Here's another set of covered-ups that caught my eye over the weekend, on 36th Avenue in Astoria. On detached houses these facades verge on the surreal.
A block along the avenue, close to 38th Street, we can get an idea of how these boxy buildings once looked.
The house has got its own cover-up touches but the beautiful cornice and windows are still intact, and the asphalt shingling - a pre-vinyl, pre-brickface treatment - fits just fine here. And thumbs up to yellow!

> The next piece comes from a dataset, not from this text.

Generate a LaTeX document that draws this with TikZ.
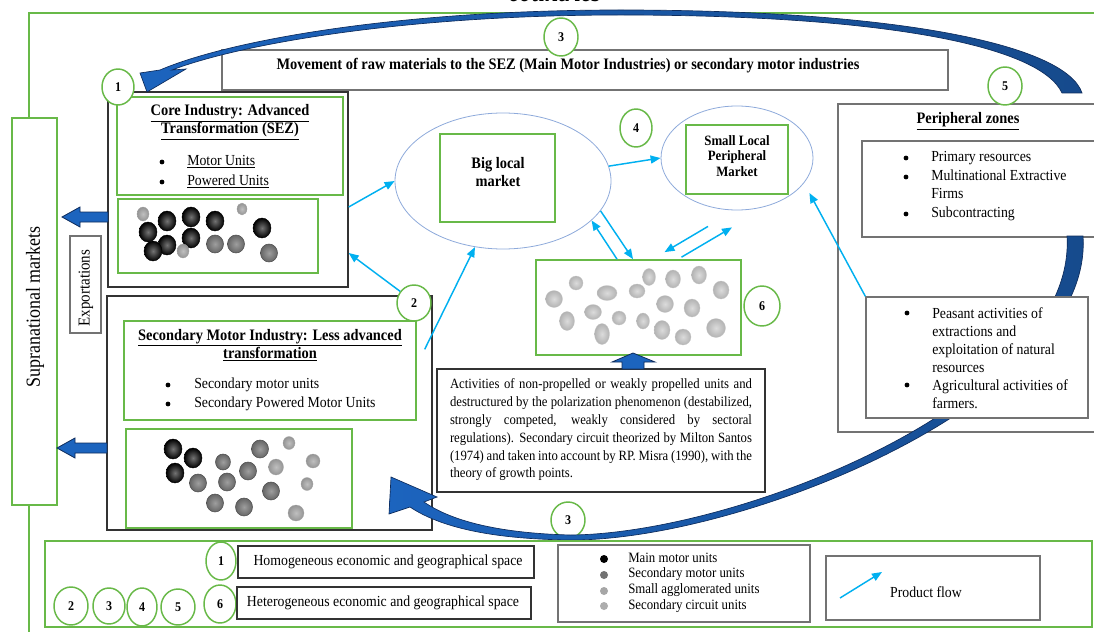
\documentclass[tikz,border=0pt]{standalone}
\usepackage{fontspec}
\setmainfont{Liberation Serif}[FakeStretch=0.9]
\usetikzlibrary{arrows.meta,shapes.geometric,fit,calc}
\definecolor{grn}{RGB}{104,185,72}
\definecolor{flowc}{RGB}{0,176,240}
\definecolor{ellc}{RGB}{142,170,219}
\definecolor{navy}{RGB}{14,44,92}
\definecolor{brightblue}{RGB}{28,100,190}
\definecolor{midblue}{RGB}{22,74,140}
\newcommand\myfs[2]{\fontsize{#1}{#2}\selectfont}
\newcommand\myul[1]{\underline{#1}}
\newcommand\blob[5]{\shadedraw[#1] (#2,#3) ellipse [x radius=#4, y radius=#5];}
\tikzset{
  gbox/.style={draw=grn, line width=1.3pt, inner sep=0pt},
  kbox/.style={draw=black!80, line width=1pt, inner sep=0pt, fill=white},
  ybox/.style={draw=black!55, line width=1pt, inner sep=0pt, fill=white},
  numc/.style={ellipse, draw=grn, line width=1.1pt, fill=white, inner sep=0pt, font=\bfseries\myfs{10}{11}},
  flowarr/.style={draw=flowc, line width=1.1pt, -{Triangle[length=7.5pt,width=6pt]}},
  mkell/.style={ellipse, draw=ellc, line width=0.6pt, inner sep=0pt},
  txt/.style={inner sep=0pt, font=\myfs{11.5}{14}},
  bul/.style={circle, inner sep=0pt, minimum size=3.6pt, fill=black},
  bold12/.style={inner sep=0pt, align=center, font=\bfseries\myfs{12}{13.5}},
  ballA/.style={inner color=black!55, outer color=black, draw=black, line width=0.3pt},
  ballB/.style={inner color=black!38, outer color=black!60, draw=black!70, line width=0.4pt},
  ballC/.style={inner color=black!25, outer color=black!42, draw=black!35, line width=0.2pt},
  blobD/.style={inner color=black!14, outer color=black!30, draw=black!22, line width=0.2pt},
  blockarr/.style={fill=brightblue, draw=navy, line width=0.6pt},
}
\begin{document}
\begin{tikzpicture}[x=0.75pt, y=-0.75pt]
\useasboundingbox (0,0) rectangle (1094,631);
\fill[white] (0,0) rectangle (1094,631);
\clip (0,0) rectangle (1094,631);

% cut-off title
\node[inner sep=0pt, anchor=base, font=\bfseries\itshape\myfs{20}{22}] (ctry) at (555,2) {countries};

% outer frame
\draw[grn, line width=1.3pt] (29,640) -- (29,13) -- (1100,13);

% supranational markets
\node[gbox, fill=white, fit={(12,118) (57,505)}] (supra) {};
\node[inner sep=0pt, rotate=90, font=\myfs{15}{16}] (supraT) at (35,307) {Supranational markets};
\node[ybox, fit={(70,236) (101,333)}] (expo) {};
\node[inner sep=0pt, rotate=90, font=\myfs{12.5}{14}] (expoT) at (86,288) {Exportations};

% movement box
\node[ybox, fit={(222,50) (948,90)}] (move) {};
\node[bold12] (moveT) at (568,66) {Movement of raw materials to the SEZ (Main Motor Industries) or secondary motor industries};

% core industry
\node[kbox, fit={(108,92) (348,287)}] (core) {};
\node[gbox, fit={(117,97) (343,195)}] (coreTb) {};
\node[bold12] (coreT) at (230,122) {\myul{Core Industry: Advanced}\\\myul{Transformation (SEZ)}};
\node[bul] (cb1) at (162,162) {};
\node[bul] (cb2) at (162,182) {};
\node[txt, anchor=west, align=left, font=\myfs{11.5}{15}] (cbt) at (187,172) {\myul{Motor Units}\\\myul{Powered Units}};
\node[gbox, fit={(118,199) (318,273)}] (coreC) {};
\blob{ballC}{143}{214}{6}{7}
\blob{ballA}{167}{221}{9}{10}
\blob{ballA}{191}{217}{9}{10}
\blob{ballA}{215}{221}{9}{10}
\blob{ballC}{242}{209}{5}{6}
\blob{ballA}{262}{228}{9}{10}
\blob{ballA}{148}{232}{9}{10}
\blob{ballA}{167}{245}{9}{10}
\blob{ballA}{191}{238}{9}{10}
\blob{ballA}{153}{251}{9}{10}
\blob{ballC}{183}{251}{6}{7}
\blob{ballB}{215}{244}{8.5}{9}
\blob{ballB}{236}{244}{8.5}{9}
\blob{ballB}{269}{253}{8.5}{9}

% secondary industry
\node[kbox, fit={(107,296) (432,530)}] (sec) {};
\node[gbox, fit={(124,321) (416,420)}] (secTb) {};
\node[bold12] (secT) at (270,345) {\myul{Secondary Motor Industry: Less advanced}\\\myul{transformation}};
\node[bul] (sb1) at (168,385) {};
\node[bul] (sb2) at (168,404) {};
\node[txt, anchor=west, align=left, font=\myfs{11.5}{14.25}] (sbt) at (194,394.5) {Secondary motor units\\Secondary Powered Motor Units};
\node[gbox, fit={(126,429) (352,528)}] (secC) {};
\blob{ballA}{173}{449}{9}{10}
\blob{ballA}{193}{458}{9}{10}
\blob{ballA}{175}{473}{9}{10}
\blob{ballB}{223}{462}{7.5}{8}
\blob{ballB}{260}{449}{8.5}{9}
\blob{ballC}{289}{443}{6}{6.5}
\blob{ballB}{248}{471}{8.5}{9}
\blob{ballC}{276}{467}{7.5}{8}
\blob{ballC}{313}{461}{7}{7}
\blob{ballB}{198}{483}{8.5}{9}
\blob{ballB}{227}{482}{8.5}{9}
\blob{ballB}{271}{491}{8.5}{9}
\blob{ballC}{307}{484}{6}{6.5}
\blob{ballB}{215}{503}{8.5}{9}
\blob{ballB}{244}{507}{8.5}{9}
\blob{ballC}{296}{513}{8}{8}

% markets
\node[mkell, minimum width=162pt, minimum height=102pt] (bigell) at (503,181) {};
\node[gbox, fit={(440,134) (555,222)}] (bigbox) {};
\node[bold12] (bigT) at (498,172) {Big local\\market};
\node[mkell, minimum width=114pt, minimum height=78pt] (smallell) at (737,158) {};
\node[gbox, fit={(686,125) (788,194)}] (smallbox) {};
\node[inner sep=0pt, align=center, font=\bfseries\myfs{10.7}{11.7}] (smallT) at (737,156) {Small Local\\Peripheral\\Market};

% secondary circuit cluster
\node[gbox, fit={(536,260) (741,355)}] (c6box) {};
\blob{blobD}{554}{299}{8.5}{8.5}
\blob{blobD}{576}{283}{7}{7}
\blob{blobD}{607}{293}{10}{7.5}
\blob{blobD}{567}{321}{7.5}{9.5}
\blob{blobD}{593}{312}{8.5}{7.5}
\blob{blobD}{619}{318}{7}{7}
\blob{blobD}{602}{334}{7.5}{10.5}
\blob{blobD}{637}{291}{8}{7}
\blob{blobD}{649}{277}{6.5}{8.5}
\blob{blobD}{673}{279}{7.5}{9}
\blob{blobD}{699}{275}{7.5}{9}
\blob{blobD}{721}{290}{8}{9}
\blob{blobD}{665}{304}{8.5}{8.5}
\blob{blobD}{643}{321}{6.5}{8}
\blob{blobD}{692}{308}{8}{9}
\blob{blobD}{662}{330}{8}{9.5}
\blob{blobD}{683}{337}{8}{8}
\blob{blobD}{716}{328}{9.5}{9.5}

% text box
\node[kbox, fit={(437,369) (765,492)}] (para) {};
\node[inner sep=0pt, align=left, font=\myfs{10.6}{13.35}] (paraT) at (601,430) {%
\makebox[226.5pt][s]{Activities of non-propelled or weakly propelled units and}\\
\makebox[226.5pt][s]{destructured by the polarization phenomenon (destabilized,}\\
\makebox[226.5pt][s]{strongly competed, weakly considered by sectoral}\\
\makebox[226.5pt][s]{regulations). Secondary circuit theorized by Milton Santos}\\
\makebox[226.5pt][s]{(1974) and taken into account by RP. Misra (1990), with the}\\
\makebox[226.5pt][l]{theory of growth points.}};
\filldraw[blockarr] (622,369) -- (622,362) -- (612,362) -- (633,353) -- (655,362) -- (644,362) -- (644,369) -- cycle;

% peripheral zones
\node[ybox, fit={(838,104) (1100,432)}] (peri) {};
\node[bold12] (periT) at (968,121) {\myul{Peripheral zones}};
\node[ybox, fit={(862,141) (1100,237)}] (prim) {};
\node[bul] (pb1) at (906,158) {};
\node[bul] (pb2) at (906,177) {};
\node[bul] (pb3) at (906,214) {};
\node[txt, anchor=west, align=left, font=\myfs{11.5}{14}] (pbt) at (931,186) {Primary resources\\Multinational Extractive\\Firms\\Subcontracting};

% number circle 3 (bottom) under the arc
\node[numc, minimum width=25.5pt, minimum height=27pt] (c3b) at (568,520) {3};

% lower curved arrow
\shadedraw[left color=brightblue, middle color=navy, right color=midblue, draw=navy, line width=0.5pt]
 (1083,236) .. controls (1094,400) and (742,541) .. (570,540)
 .. controls (490,539) and (440,527) .. (410,507)
 -- (389,514) -- (391,477) -- (437,497) -- (424,502)
 .. controls (450,520) and (495,533) .. (570,535)
 .. controls (738,534) and (1077,400) .. (1067,236) -- cycle;

% peasant box
\node[ybox, fit={(866,297) (1088,418)}] (peas) {};
\node[bul] (qb1) at (907,313) {};
\node[bul] (qb2) at (907,385) {};
\node[txt, anchor=west, align=left, font=\myfs{11.5}{13.5}] (qbt) at (932,358) {Peasant activities of\\extractions and\\exploitation of natural\\resources\\Agricultural activities of\\farmers.};

% upper curved arrow
\shadedraw[left color=brightblue, middle color=navy, right color=midblue, draw=navy, line width=0.5pt]
 (1082,93) .. controls (1066,45) and (900,10) .. (620,10)
 .. controls (400,10) and (230,40) .. (160,70)
 -- (140,73) -- (147,92) -- (186,69) -- (172,70)
 .. controls (240,44) and (405,15) .. (620,15)
 .. controls (880,15) and (1040,45) .. (1062,93) -- cycle;

% exportation block arrows
\filldraw[blockarr] (108,212) -- (80,212) -- (80,207) -- (62,217) -- (80,227) -- (80,222) -- (108,222) -- cycle;
\filldraw[blockarr] (107,443) -- (75,443) -- (75,438) -- (57,448) -- (75,458) -- (75,453) -- (107,453) -- cycle;

% number circles
\node[numc, minimum width=24pt, minimum height=27pt] (c1) at (118,87) {1};
\node[numc, minimum width=25.5pt, minimum height=28.5pt] (c3t) at (561,37) {3};
\node[numc, minimum width=25.5pt, minimum height=28.5pt] (c5) at (1005,86) {5};
\node[numc, minimum width=24pt, minimum height=28.5pt] (c4) at (636,128) {4};
\node[numc, minimum width=25.5pt, minimum height=27pt] (c2) at (414,303) {2};
\node[numc, minimum width=27pt, minimum height=30pt] (c6) at (762,306) {6};

% product flows
\draw[flowarr] (core.east |- 0,207) -- (bigell.west);
\draw[flowarr] (c2.140) -- (core.east |- 0,253);
\draw[flowarr] ($(sec.north east)+(-8,54)$) -- (bigell.247);
\draw[flowarr] (bigell.8) -- (smallell.west);
\draw[flowarr] (c6box.north -| 617,0) -- (bigell.-24);
\draw[flowarr] (bigell.-17) -- (c6box.north -| 633,0);
\draw[flowarr] ($(smallell.south)+(-29,16)$) -- ($(c6box.north)+(26,-7)$);
\draw[flowarr] ($(c6box.north)+(43,-2)$) -- ($(smallell.south)+(-5,17)$);
\draw[flowarr] (peas.north west) -- ($(smallell.east)+(-4,35)$);

% legend
\node[gbox, fit={(45,541) (1092,627)}] (legend) {};
\node[numc, minimum width=22.5pt, minimum height=28.5pt] (l1) at (221,561) {1};
\node[kbox, fit={(238,546) (534,578)}] (homo) {};
\node[txt] (homoT) at (388,562) {Homogeneous economic and geographical space};
\node[numc, minimum width=25.5pt, minimum height=28.5pt] (l2) at (71,606) {2};
\node[numc, minimum width=24pt, minimum height=27pt] (l3) at (109,606) {3};
\node[numc, minimum width=22.5pt, minimum height=28.5pt] (l4) at (142,607) {4};
\node[numc, minimum width=25.5pt, minimum height=27pt] (l5) at (178,607) {5};
\node[numc, minimum width=24pt, minimum height=28.5pt] (l6) at (220,604) {6};
\node[kbox, fit={(237,587) (531,619)}] (hete) {};
\node[txt] (heteT) at (383,603) {Heterogeneous economic and geographical space};
\node[ybox, fit={(558,545) (810,622)}] (units) {};
\node[circle, inner sep=0pt, minimum size=6pt, fill=black] (d1) at (604,559) {};
\node[circle, inner sep=0pt, minimum size=6pt, fill=black!55] (d2) at (604,575) {};
\node[circle, inner sep=0pt, minimum size=6pt, fill=black!35] (d3) at (604,591) {};
\node[circle, inner sep=0pt, minimum size=6pt, fill=black!32] (d4) at (604,606) {};
\node[inner sep=0pt, anchor=west, align=left, font=\myfs{10.7}{11.8}] (unitsT) at (628,582.5) {Main motor units\\Secondary motor units\\Small agglomerated units\\Secondary circuit units};
\node[ybox, fit={(826,556) (1040,620)}] (pflow) {};
\coordinate (pf1) at (840,598);
\coordinate (pf2) at (882,572);
\draw[flowarr] (pf1) -- (pf2);
\node[txt] (pflowT) at (926,592) {Product flow};
\end{tikzpicture}
\end{document}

Purism about house stuff can become tiresome, and sometimes a freshly renovated frame, expensively period-perfect, can seem like a stage-set, more remote from its past than a vinyl-covered house of similar vintage. Its stories and ghosts long fled. I like wooden buildings because of their variety, and the ways they've evolved and survived. They're homes first of all. But the ones I like best are like the little one above. Nothing fancy, in an out-of-the-way corner, it seems to have kept its looks by sheer luck. Truer to its humble origins that a sleek & pricey restoration in Greenpoint or Park Slope ($3,000,000 anyone?), it whispers of worlds that no amount of money can recreate.
1 comment:
I really am mind-boggled at these prices!